**TASK DIRECTIONS:** Below, find the line containing "Rebuild this chart" and the line containing "noise_rms = 0.0019"; reproduce exactly those two and every line between them, omitting pictures.

**GIVEN INFORMATION:**
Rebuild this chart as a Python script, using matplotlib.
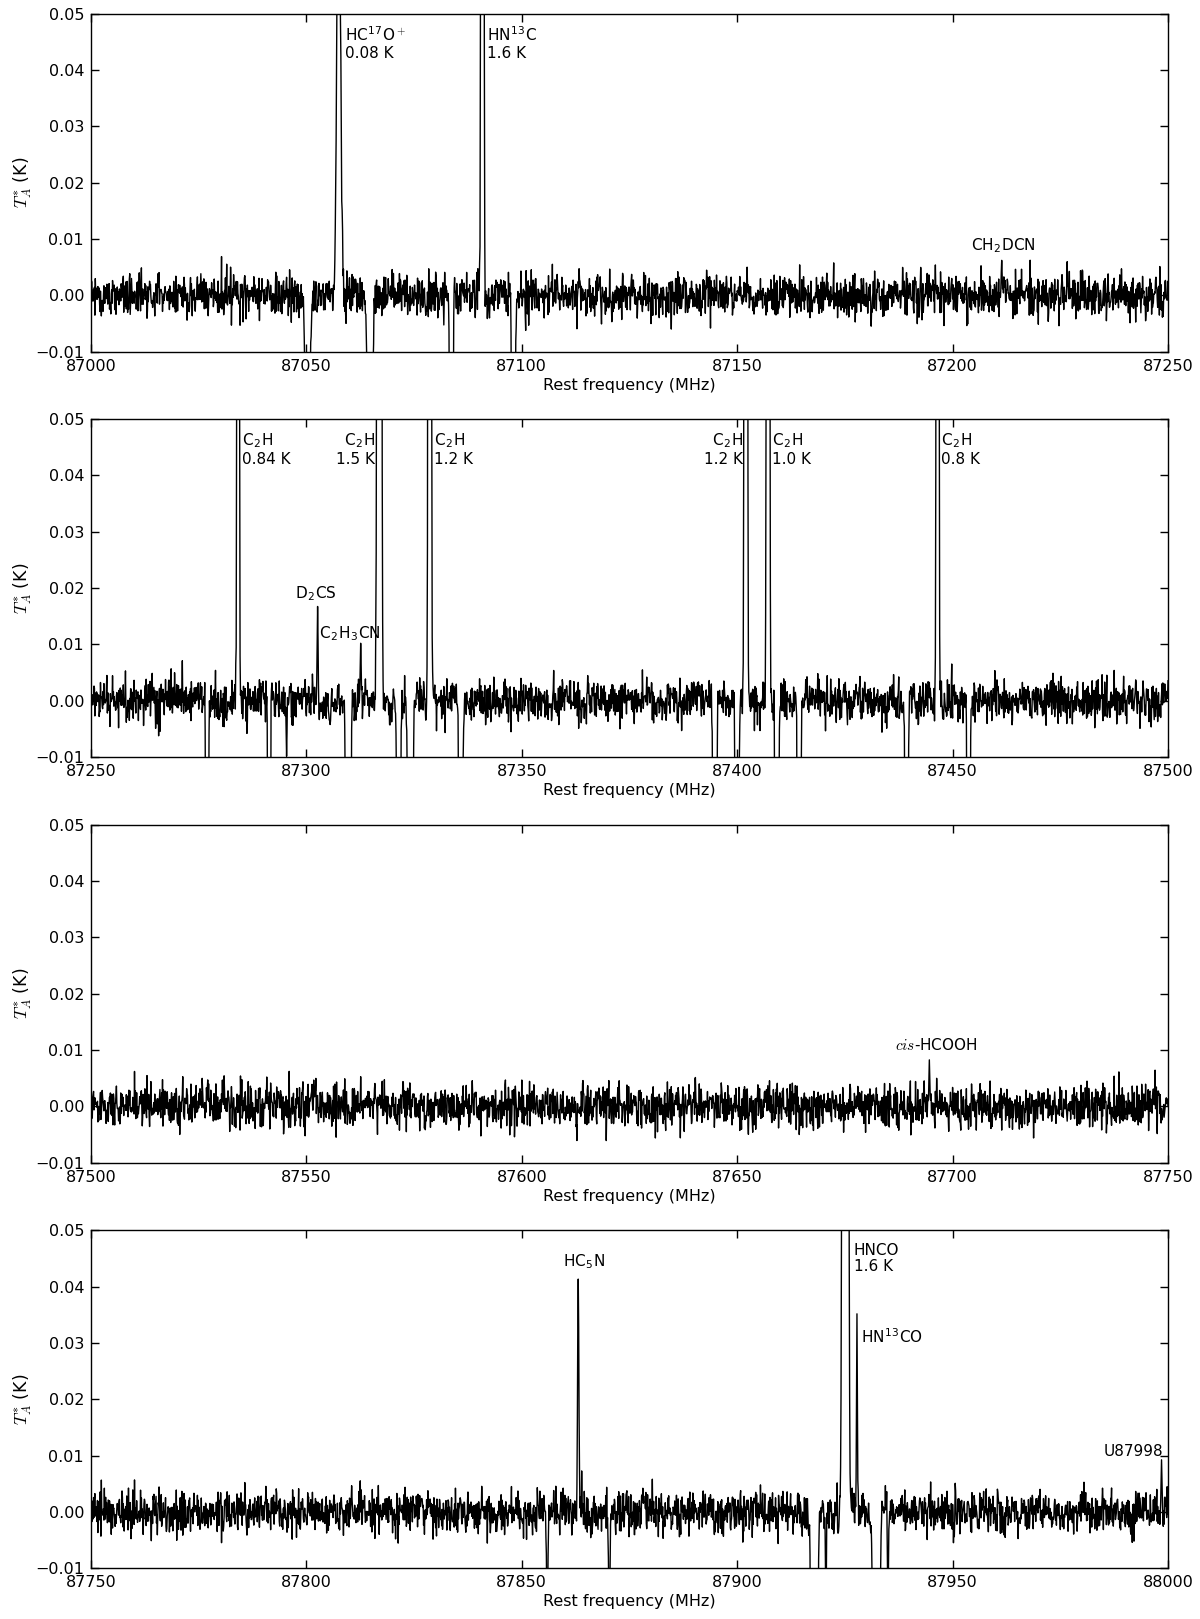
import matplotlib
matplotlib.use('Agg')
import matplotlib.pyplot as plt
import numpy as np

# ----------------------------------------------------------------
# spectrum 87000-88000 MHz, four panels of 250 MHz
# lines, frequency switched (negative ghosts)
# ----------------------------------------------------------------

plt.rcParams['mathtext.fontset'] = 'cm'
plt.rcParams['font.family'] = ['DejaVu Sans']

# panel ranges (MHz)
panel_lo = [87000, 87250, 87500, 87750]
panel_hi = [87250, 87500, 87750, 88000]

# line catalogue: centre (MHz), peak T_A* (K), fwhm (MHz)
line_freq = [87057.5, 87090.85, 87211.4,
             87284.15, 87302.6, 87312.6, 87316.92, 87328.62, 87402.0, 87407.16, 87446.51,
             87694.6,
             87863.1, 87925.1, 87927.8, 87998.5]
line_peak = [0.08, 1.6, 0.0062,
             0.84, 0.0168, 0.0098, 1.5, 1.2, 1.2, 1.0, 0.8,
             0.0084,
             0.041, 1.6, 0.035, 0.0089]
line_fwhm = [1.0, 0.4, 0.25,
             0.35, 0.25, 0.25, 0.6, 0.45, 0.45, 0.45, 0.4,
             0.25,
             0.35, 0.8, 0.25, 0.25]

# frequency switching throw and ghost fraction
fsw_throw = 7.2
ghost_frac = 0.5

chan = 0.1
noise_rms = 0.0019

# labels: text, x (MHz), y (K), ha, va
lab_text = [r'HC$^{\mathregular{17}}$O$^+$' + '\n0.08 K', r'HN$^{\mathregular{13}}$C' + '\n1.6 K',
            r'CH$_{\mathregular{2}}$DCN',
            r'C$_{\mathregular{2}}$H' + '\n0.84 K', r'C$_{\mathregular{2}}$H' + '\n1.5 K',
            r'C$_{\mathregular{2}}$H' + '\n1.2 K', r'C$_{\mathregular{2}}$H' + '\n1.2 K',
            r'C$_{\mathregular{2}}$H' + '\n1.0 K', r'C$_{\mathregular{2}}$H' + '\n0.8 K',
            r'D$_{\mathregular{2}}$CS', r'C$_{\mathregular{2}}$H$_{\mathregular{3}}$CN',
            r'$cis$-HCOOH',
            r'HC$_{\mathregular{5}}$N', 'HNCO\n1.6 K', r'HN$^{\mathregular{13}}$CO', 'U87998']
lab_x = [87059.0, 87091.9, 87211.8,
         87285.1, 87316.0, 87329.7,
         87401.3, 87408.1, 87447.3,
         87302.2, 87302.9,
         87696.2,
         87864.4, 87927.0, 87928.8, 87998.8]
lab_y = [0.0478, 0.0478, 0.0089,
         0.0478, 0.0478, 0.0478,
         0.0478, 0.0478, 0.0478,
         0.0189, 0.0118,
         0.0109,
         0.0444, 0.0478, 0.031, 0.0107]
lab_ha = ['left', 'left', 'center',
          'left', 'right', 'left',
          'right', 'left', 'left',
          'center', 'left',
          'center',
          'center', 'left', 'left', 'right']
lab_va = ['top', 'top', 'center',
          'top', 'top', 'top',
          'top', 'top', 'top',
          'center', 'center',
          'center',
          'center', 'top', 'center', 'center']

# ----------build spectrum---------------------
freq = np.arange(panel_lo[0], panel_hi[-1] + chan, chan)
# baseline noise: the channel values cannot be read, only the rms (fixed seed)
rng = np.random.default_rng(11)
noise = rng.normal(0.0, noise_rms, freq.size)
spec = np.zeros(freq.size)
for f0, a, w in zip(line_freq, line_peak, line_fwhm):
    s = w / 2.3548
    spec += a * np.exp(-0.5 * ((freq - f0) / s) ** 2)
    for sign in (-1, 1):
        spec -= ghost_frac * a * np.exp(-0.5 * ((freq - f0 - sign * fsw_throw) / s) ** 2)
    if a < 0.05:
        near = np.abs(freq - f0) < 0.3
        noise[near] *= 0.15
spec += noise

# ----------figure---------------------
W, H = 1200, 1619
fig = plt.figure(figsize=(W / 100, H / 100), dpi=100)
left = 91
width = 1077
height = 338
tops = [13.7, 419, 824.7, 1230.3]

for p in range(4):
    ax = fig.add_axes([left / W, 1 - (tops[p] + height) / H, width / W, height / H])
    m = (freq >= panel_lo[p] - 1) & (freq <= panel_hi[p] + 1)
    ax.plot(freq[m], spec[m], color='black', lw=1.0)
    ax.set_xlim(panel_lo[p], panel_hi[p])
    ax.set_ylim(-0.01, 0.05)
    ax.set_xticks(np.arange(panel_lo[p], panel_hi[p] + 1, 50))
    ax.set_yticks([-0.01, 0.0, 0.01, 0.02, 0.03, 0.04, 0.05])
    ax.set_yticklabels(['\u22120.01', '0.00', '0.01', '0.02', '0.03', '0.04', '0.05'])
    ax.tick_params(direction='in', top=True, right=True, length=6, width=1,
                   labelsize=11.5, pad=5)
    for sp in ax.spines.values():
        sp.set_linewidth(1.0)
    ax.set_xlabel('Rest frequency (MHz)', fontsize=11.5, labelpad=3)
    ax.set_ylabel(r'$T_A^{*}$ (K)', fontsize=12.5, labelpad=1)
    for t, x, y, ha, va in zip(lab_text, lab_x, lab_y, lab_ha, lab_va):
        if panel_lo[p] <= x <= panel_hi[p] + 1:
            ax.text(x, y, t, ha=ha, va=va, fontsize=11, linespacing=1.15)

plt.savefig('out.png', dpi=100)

...

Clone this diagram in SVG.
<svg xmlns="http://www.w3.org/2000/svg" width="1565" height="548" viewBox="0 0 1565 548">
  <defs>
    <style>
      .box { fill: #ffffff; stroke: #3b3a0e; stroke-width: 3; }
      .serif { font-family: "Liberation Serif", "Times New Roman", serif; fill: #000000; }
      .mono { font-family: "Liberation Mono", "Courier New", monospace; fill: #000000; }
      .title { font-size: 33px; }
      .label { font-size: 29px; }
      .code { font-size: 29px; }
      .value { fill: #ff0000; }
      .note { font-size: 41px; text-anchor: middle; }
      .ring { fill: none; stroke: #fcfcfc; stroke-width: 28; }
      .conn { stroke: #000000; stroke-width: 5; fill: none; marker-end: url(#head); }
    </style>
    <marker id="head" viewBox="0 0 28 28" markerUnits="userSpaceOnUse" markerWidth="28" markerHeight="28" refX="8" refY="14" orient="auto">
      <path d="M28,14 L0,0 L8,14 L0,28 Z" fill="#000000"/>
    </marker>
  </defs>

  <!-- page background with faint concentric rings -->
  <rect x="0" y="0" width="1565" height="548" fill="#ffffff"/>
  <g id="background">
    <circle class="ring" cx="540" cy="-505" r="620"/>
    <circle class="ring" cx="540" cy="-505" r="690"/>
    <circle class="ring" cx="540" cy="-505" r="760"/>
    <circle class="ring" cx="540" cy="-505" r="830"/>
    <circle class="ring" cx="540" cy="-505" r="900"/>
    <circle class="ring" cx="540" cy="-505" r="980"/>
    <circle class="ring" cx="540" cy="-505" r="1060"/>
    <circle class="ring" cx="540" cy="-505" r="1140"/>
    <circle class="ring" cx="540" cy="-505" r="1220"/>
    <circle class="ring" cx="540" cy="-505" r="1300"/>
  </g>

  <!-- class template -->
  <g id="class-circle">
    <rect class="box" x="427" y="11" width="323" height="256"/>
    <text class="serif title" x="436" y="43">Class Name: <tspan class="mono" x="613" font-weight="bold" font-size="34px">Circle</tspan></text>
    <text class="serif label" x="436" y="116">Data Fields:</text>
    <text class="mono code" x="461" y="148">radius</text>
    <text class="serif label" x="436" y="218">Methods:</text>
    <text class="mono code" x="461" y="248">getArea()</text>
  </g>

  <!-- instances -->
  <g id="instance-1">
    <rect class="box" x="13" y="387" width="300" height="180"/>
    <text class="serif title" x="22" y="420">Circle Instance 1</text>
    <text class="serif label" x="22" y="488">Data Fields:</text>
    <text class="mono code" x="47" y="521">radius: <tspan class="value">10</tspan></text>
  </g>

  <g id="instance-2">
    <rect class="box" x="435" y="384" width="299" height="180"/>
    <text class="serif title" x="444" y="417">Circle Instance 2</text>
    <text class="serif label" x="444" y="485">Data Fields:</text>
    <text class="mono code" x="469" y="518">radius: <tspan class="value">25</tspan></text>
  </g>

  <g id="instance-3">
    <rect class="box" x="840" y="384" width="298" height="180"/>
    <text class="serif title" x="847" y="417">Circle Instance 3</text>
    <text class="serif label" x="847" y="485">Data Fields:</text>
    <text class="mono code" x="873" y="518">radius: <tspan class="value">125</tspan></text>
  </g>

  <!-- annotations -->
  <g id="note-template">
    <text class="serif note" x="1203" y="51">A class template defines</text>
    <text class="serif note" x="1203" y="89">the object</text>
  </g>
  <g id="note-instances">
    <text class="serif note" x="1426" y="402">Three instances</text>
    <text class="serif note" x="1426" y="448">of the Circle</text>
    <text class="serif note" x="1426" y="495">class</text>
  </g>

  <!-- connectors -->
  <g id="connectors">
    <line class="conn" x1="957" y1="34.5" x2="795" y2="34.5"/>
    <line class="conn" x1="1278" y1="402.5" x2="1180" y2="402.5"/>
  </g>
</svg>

...

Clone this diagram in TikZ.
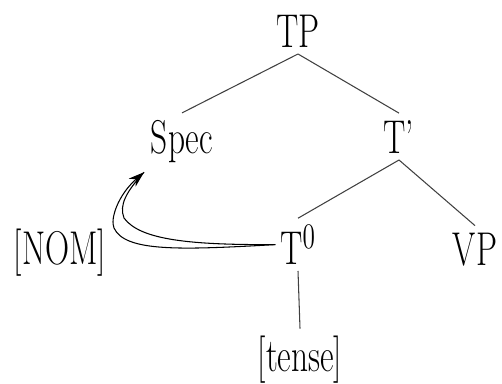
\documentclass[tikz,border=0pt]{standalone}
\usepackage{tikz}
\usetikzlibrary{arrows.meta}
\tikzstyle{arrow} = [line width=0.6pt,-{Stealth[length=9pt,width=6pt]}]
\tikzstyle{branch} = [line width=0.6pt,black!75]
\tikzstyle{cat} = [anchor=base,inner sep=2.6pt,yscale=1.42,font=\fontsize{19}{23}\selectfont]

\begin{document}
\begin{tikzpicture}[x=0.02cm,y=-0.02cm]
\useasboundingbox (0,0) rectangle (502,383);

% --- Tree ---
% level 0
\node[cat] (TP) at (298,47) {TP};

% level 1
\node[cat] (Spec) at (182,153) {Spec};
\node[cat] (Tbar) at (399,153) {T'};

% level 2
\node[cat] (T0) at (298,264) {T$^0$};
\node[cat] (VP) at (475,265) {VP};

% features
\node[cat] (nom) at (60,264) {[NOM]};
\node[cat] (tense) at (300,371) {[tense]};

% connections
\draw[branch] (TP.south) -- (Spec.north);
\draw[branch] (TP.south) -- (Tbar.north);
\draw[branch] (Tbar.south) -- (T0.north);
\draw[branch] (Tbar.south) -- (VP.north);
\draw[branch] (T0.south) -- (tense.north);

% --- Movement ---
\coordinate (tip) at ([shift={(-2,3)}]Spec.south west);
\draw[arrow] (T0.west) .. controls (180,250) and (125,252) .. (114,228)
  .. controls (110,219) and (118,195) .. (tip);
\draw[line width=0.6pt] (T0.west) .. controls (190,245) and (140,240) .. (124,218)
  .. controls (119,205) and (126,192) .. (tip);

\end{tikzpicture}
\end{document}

**COMPLETED EXERCISE:**
Rebuild this chart as a Python script, using matplotlib.
import matplotlib
matplotlib.use('Agg')
import matplotlib.pyplot as plt
import numpy as np

# ----------------------------------------------------------------
# spectrum 87000-88000 MHz, four panels of 250 MHz
# lines, frequency switched (negative ghosts)
# ----------------------------------------------------------------

plt.rcParams['mathtext.fontset'] = 'cm'
plt.rcParams['font.family'] = ['DejaVu Sans']

# panel ranges (MHz)
panel_lo = [87000, 87250, 87500, 87750]
panel_hi = [87250, 87500, 87750, 88000]

# line catalogue: centre (MHz), peak T_A* (K), fwhm (MHz)
line_freq = [87057.5, 87090.85, 87211.4,
             87284.15, 87302.6, 87312.6, 87316.92, 87328.62, 87402.0, 87407.16, 87446.51,
             87694.6,
             87863.1, 87925.1, 87927.8, 87998.5]
line_peak = [0.08, 1.6, 0.0062,
             0.84, 0.0168, 0.0098, 1.5, 1.2, 1.2, 1.0, 0.8,
             0.0084,
             0.041, 1.6, 0.035, 0.0089]
line_fwhm = [1.0, 0.4, 0.25,
             0.35, 0.25, 0.25, 0.6, 0.45, 0.45, 0.45, 0.4,
             0.25,
             0.35, 0.8, 0.25, 0.25]

# frequency switching throw and ghost fraction
fsw_throw = 7.2
ghost_frac = 0.5

chan = 0.1
noise_rms = 0.0019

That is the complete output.